How do you graph the parabola #f(x)=-3x^2+x-5# using vertex, intercepts and additional points?

1 Answer
Jan 23, 2018

Answer:

The #f(x)# intercept is at #f(x)=-5#, and the #x# intercept is at {TBA}. The vertex is at the point #(1/6, 4 3/4)#.

Explanation:

As a first step, if we just look at the equation we can see that the #x^2# term has a negative sign, so this parabola will be 'upside down', with the closed end at the top. The fact that there is a #3# in front of the #x^2# term means the parabola will be quite 'skinny'.

The #f(x)# intercept will occur when #x=0#, so:

#f(x)=-3(0^2)+0-5=-5#

The #x# intercept will occur when #f(x)=0# (similar to the #y# intercept).

#−3x^2+x−5=0#

I'd use the quadratic formula to solve this:

#x=(-b+-sqrt(b^2-4ac))/(2a)#

#x=(-1+-sqrt(1^2-4(-3)(-5)))/(2a)#

Help me out, colleagues: this yields imaginary roots. Not sure what the issue is. I'll work on the rest of the question but leave it with this query.

To find the vertex, we will use some calculus. The first derivative of the function, #f'(x)# describes the slope of the line:

#f'(x)=-6x+1#

This will be equal to zero at the vertex, because the slope goes to zero momentarily as it changes from positive to negative.

#-6x+1=0#

#-6x=-1#

#x=1/6#

To find the other coordinate of the vertex we substitute this into the expression for #f(x)#:

#f(x)=-3(1/6)^2+1/6-5=-4.75# (or #4 3/4# if you prefer).
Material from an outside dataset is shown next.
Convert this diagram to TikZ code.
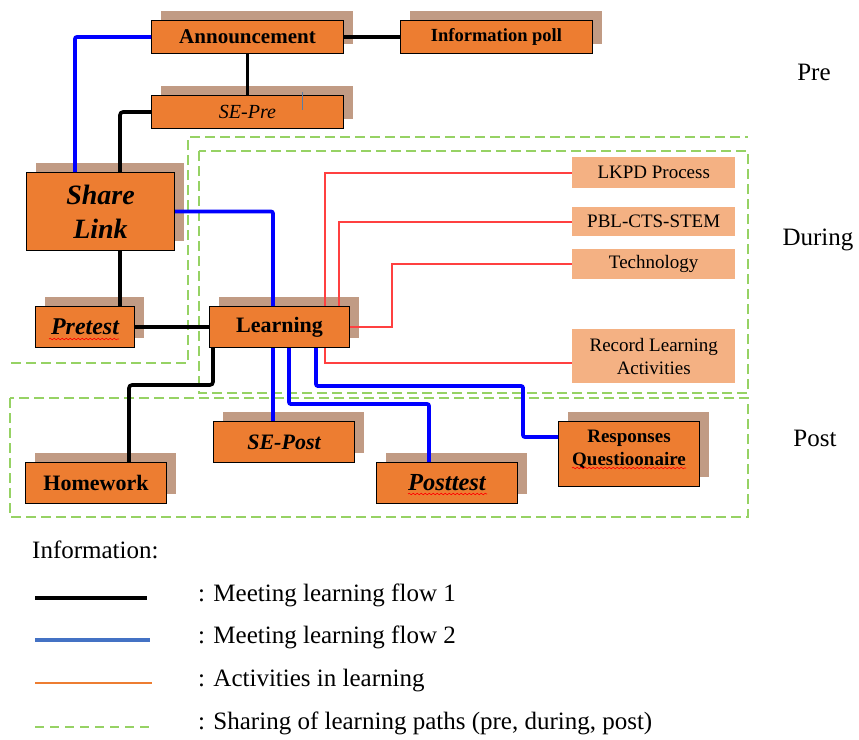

Knowing the intercepts and the vertex, and that it is a narrow, upside down parabola, should be enough to draw a graph, but remember that you can also easily calculate a few additional points on the parabola. Substituting in points 1 unit either side of the #x# value of the vertex will yield information about the shape of the parabola, for example.